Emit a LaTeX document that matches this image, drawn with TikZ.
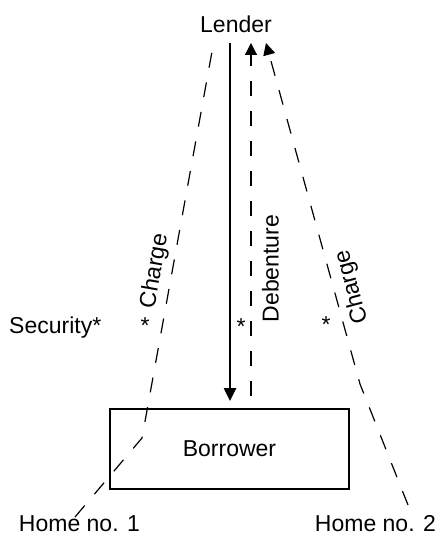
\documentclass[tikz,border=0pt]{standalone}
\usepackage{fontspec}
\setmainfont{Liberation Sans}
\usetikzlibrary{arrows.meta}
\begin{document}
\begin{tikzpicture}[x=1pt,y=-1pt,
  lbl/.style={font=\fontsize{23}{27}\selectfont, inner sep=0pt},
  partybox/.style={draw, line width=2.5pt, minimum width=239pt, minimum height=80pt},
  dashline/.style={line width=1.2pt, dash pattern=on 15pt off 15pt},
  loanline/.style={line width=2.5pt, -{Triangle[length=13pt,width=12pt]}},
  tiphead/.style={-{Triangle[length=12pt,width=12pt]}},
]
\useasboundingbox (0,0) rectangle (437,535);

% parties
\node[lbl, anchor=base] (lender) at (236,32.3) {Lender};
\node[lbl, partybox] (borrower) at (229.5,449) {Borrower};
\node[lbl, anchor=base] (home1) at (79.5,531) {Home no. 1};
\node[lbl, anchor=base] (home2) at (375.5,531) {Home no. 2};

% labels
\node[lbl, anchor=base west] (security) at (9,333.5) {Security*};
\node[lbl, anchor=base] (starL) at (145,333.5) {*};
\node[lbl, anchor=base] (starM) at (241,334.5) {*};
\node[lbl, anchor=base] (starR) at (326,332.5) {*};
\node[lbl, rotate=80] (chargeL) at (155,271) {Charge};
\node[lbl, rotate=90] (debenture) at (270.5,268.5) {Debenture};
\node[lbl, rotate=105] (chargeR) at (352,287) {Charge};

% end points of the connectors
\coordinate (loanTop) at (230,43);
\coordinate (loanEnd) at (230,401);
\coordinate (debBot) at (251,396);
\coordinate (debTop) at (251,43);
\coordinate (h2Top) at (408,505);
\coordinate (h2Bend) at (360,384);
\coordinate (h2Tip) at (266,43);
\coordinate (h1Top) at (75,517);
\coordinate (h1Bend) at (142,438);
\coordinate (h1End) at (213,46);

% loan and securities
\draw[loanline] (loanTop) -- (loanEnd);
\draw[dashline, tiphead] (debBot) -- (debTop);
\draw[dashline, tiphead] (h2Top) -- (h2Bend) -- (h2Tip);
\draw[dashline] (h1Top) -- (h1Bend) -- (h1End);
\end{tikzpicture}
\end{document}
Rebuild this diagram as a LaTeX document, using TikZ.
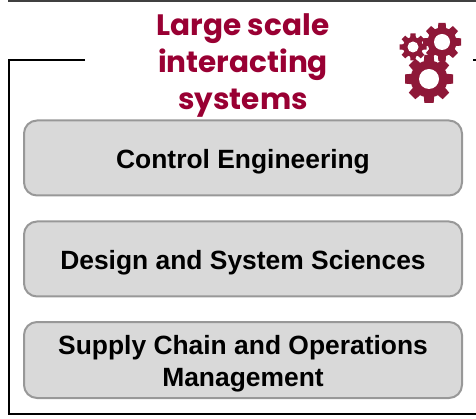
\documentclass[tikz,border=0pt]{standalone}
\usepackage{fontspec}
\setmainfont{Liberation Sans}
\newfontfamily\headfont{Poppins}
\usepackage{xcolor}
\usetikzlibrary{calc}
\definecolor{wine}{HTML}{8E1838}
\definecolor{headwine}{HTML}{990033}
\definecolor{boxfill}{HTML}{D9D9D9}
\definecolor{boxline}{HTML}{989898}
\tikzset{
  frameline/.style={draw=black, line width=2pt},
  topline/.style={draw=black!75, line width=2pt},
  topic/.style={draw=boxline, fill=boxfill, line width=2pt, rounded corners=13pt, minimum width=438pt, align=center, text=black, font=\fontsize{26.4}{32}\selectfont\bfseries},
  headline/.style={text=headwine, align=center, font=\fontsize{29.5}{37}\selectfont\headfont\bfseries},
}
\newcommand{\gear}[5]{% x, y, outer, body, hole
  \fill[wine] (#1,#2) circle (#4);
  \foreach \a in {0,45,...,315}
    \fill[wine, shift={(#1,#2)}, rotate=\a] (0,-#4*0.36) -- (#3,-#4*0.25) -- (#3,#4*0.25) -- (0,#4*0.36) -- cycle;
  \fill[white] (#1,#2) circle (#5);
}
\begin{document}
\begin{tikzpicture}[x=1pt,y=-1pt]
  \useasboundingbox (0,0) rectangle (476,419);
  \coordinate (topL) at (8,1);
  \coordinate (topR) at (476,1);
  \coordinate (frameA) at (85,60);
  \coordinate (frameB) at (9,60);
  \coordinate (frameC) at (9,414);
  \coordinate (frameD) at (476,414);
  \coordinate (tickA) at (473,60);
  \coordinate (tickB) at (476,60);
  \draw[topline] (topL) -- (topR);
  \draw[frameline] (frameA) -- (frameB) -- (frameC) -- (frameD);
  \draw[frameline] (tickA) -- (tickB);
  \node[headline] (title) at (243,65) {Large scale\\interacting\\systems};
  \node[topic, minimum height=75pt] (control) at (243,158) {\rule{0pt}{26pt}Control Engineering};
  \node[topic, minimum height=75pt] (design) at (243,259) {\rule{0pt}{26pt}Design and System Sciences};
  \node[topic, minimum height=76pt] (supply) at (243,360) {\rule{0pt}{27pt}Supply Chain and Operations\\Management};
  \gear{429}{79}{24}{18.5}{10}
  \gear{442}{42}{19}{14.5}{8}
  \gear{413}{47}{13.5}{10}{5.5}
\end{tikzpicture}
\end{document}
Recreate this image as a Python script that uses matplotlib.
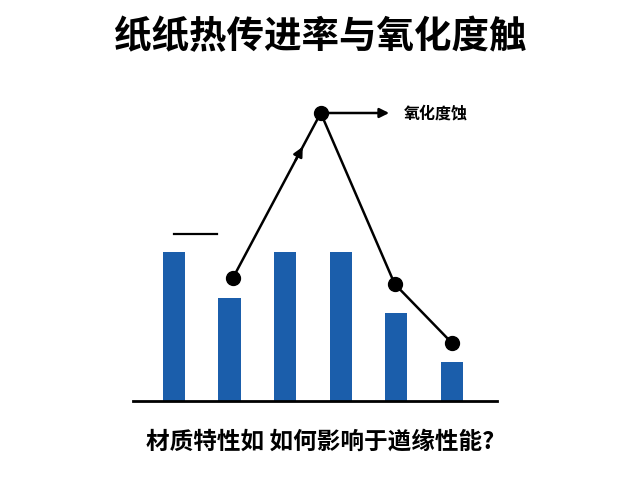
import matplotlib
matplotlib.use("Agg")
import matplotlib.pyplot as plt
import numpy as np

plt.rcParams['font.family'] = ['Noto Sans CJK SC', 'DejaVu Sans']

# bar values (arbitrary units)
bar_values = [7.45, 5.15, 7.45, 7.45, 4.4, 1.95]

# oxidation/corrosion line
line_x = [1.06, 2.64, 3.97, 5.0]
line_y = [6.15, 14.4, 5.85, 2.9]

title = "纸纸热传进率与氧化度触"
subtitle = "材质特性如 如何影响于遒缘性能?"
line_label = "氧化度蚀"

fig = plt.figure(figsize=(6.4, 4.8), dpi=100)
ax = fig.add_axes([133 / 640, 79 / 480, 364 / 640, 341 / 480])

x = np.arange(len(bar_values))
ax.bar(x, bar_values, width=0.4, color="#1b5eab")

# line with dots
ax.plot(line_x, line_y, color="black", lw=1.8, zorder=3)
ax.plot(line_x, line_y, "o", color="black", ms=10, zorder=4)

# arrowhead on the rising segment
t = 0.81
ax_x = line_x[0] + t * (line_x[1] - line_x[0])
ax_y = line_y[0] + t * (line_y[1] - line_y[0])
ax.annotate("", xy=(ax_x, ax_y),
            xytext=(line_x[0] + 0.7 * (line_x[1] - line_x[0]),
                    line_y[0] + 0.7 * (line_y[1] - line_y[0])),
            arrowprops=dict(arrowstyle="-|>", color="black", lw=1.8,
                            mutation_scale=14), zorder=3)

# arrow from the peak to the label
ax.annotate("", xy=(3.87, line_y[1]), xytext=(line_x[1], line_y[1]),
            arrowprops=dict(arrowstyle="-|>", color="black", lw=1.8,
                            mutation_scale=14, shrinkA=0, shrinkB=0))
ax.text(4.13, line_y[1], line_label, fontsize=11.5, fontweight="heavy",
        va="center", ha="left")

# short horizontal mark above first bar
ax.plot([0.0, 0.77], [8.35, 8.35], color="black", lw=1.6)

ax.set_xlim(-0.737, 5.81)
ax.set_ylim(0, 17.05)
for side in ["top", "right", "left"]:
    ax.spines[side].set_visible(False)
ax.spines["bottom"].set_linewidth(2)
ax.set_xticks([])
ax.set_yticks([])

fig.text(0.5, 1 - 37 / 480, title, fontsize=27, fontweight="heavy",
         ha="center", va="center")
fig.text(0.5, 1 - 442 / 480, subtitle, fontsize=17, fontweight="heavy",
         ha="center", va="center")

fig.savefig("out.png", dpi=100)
· · · ·
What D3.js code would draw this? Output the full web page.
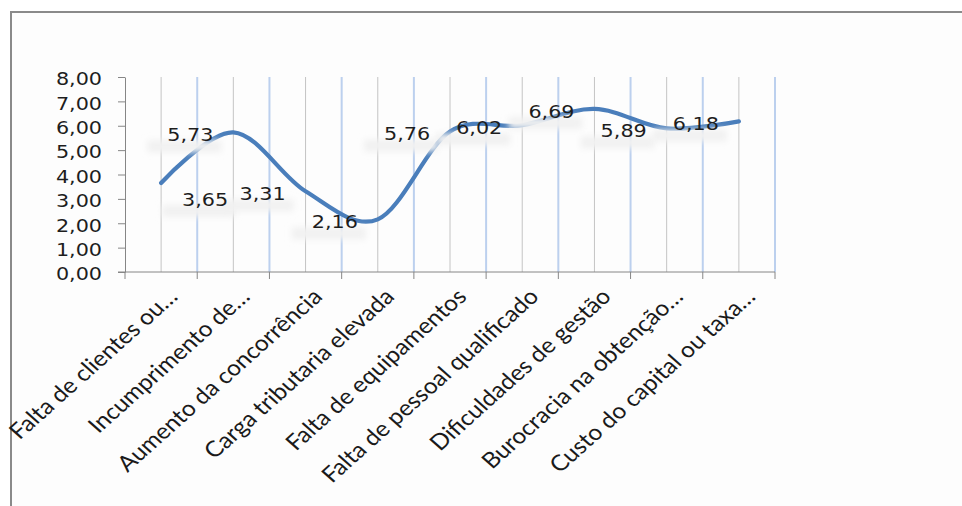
· · · ·
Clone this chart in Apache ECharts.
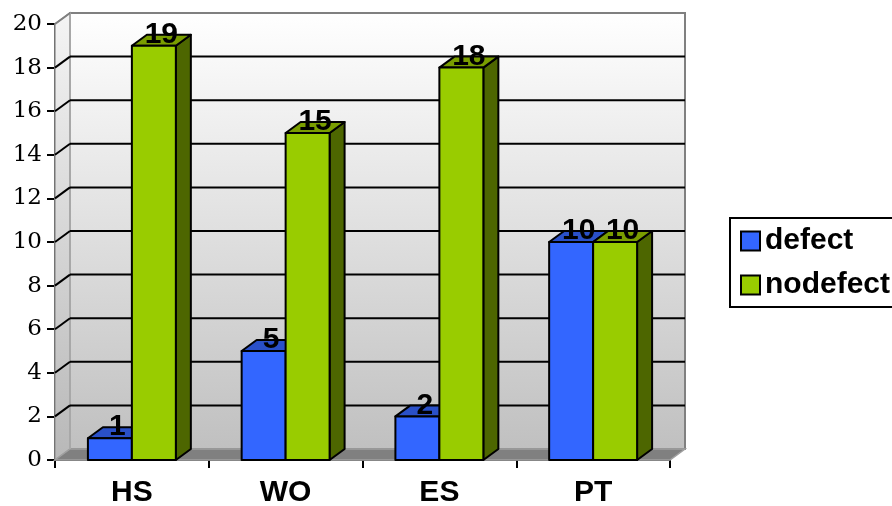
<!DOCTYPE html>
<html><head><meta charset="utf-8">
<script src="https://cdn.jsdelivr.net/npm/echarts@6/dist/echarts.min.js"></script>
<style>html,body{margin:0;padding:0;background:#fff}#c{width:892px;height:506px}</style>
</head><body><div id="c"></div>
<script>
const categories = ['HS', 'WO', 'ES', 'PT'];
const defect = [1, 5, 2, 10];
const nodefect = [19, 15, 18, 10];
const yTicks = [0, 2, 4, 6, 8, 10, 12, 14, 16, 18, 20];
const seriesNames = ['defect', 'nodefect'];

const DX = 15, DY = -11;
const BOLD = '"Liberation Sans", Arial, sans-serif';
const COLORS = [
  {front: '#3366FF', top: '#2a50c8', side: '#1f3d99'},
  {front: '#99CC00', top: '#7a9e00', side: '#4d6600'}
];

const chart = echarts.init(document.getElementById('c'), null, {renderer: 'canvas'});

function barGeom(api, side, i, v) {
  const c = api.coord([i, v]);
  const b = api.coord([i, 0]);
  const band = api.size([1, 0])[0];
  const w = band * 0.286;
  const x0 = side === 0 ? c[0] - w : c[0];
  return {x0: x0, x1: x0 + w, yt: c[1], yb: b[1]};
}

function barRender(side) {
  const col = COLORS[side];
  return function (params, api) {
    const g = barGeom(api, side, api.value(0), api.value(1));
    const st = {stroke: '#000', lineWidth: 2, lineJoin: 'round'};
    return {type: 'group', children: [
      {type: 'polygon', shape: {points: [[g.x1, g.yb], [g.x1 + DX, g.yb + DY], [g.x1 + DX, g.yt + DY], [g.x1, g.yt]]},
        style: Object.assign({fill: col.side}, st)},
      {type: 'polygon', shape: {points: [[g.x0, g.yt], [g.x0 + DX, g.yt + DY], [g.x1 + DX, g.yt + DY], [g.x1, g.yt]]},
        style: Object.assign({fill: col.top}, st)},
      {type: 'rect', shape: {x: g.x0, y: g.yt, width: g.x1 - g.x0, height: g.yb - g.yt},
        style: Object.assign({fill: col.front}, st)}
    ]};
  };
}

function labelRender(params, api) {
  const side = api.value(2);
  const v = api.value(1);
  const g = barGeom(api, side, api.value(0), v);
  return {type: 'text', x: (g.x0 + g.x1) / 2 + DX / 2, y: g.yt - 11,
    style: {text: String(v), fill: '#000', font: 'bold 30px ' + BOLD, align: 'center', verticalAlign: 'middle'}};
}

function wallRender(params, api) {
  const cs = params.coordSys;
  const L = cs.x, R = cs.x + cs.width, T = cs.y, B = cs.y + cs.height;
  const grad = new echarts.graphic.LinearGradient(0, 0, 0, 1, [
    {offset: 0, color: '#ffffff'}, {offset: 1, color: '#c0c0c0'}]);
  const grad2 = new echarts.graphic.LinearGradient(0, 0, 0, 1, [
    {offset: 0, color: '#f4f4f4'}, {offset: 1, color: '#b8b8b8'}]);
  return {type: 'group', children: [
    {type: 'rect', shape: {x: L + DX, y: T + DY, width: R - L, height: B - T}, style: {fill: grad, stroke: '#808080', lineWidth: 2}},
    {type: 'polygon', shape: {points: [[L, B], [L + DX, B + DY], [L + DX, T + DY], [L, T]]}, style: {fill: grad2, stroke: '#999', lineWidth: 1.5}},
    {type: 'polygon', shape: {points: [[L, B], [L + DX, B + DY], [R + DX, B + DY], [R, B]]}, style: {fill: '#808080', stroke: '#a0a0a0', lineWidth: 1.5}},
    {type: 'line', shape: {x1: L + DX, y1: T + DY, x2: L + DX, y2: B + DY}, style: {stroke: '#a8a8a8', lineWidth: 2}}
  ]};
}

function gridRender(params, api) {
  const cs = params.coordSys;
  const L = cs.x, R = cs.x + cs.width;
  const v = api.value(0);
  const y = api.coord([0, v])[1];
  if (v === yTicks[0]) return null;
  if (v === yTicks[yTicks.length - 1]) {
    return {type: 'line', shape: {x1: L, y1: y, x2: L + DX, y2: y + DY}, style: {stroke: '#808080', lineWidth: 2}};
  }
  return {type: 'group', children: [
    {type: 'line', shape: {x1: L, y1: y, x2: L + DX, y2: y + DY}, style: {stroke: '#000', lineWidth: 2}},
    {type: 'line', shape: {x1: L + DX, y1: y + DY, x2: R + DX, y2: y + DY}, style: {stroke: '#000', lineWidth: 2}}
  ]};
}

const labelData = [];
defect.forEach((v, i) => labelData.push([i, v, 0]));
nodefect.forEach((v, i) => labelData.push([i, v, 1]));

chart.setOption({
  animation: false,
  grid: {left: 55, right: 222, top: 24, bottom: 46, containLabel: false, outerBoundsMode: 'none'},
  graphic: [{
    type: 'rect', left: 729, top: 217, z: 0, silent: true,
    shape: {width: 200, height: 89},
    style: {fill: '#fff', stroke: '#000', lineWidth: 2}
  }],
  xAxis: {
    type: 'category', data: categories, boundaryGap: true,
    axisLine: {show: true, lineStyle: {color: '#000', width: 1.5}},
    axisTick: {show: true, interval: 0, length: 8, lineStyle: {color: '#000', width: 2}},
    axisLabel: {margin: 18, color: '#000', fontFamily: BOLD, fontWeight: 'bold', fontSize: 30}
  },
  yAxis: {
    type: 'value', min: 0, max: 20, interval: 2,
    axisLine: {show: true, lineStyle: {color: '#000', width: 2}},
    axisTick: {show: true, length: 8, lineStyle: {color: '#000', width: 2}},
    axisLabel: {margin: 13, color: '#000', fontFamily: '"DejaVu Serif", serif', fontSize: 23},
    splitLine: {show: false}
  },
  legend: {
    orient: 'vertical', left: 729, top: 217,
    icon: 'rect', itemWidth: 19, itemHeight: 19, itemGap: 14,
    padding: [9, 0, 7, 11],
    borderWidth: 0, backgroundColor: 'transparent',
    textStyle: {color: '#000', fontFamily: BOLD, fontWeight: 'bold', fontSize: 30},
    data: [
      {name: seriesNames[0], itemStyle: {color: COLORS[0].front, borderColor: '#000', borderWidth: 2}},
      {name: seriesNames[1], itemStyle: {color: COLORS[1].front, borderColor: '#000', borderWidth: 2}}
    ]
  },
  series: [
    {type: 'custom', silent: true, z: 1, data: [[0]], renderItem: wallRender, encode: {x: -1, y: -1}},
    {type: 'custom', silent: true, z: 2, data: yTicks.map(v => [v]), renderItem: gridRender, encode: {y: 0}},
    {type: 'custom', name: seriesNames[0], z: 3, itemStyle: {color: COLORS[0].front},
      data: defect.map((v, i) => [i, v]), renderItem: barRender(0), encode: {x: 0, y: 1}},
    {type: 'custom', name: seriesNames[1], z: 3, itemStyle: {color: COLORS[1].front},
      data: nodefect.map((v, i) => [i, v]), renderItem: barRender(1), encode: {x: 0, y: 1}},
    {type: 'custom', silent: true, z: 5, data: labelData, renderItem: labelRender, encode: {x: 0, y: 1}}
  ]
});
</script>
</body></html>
· · · ·
- [Goal of the exercise] Out of the records above, set down only the lines from the one that contains "Emit a LaTeX" through the one that contains "anchor=base] (home2) at", unchanged and without the pictures.

- [Task solution]
Emit a LaTeX document that matches this image, drawn with TikZ.
\documentclass[tikz,border=0pt]{standalone}
\usepackage{fontspec}
\setmainfont{Liberation Sans}
\usetikzlibrary{arrows.meta}
\begin{document}
\begin{tikzpicture}[x=1pt,y=-1pt,
  lbl/.style={font=\fontsize{23}{27}\selectfont, inner sep=0pt},
  partybox/.style={draw, line width=2.5pt, minimum width=239pt, minimum height=80pt},
  dashline/.style={line width=1.2pt, dash pattern=on 15pt off 15pt},
  loanline/.style={line width=2.5pt, -{Triangle[length=13pt,width=12pt]}},
  tiphead/.style={-{Triangle[length=12pt,width=12pt]}},
]
\useasboundingbox (0,0) rectangle (437,535);

% parties
\node[lbl, anchor=base] (lender) at (236,32.3) {Lender};
\node[lbl, partybox] (borrower) at (229.5,449) {Borrower};
\node[lbl, anchor=base] (home1) at (79.5,531) {Home no. 1};
\node[lbl, anchor=base] (home2) at (375.5,531) {Home no. 2};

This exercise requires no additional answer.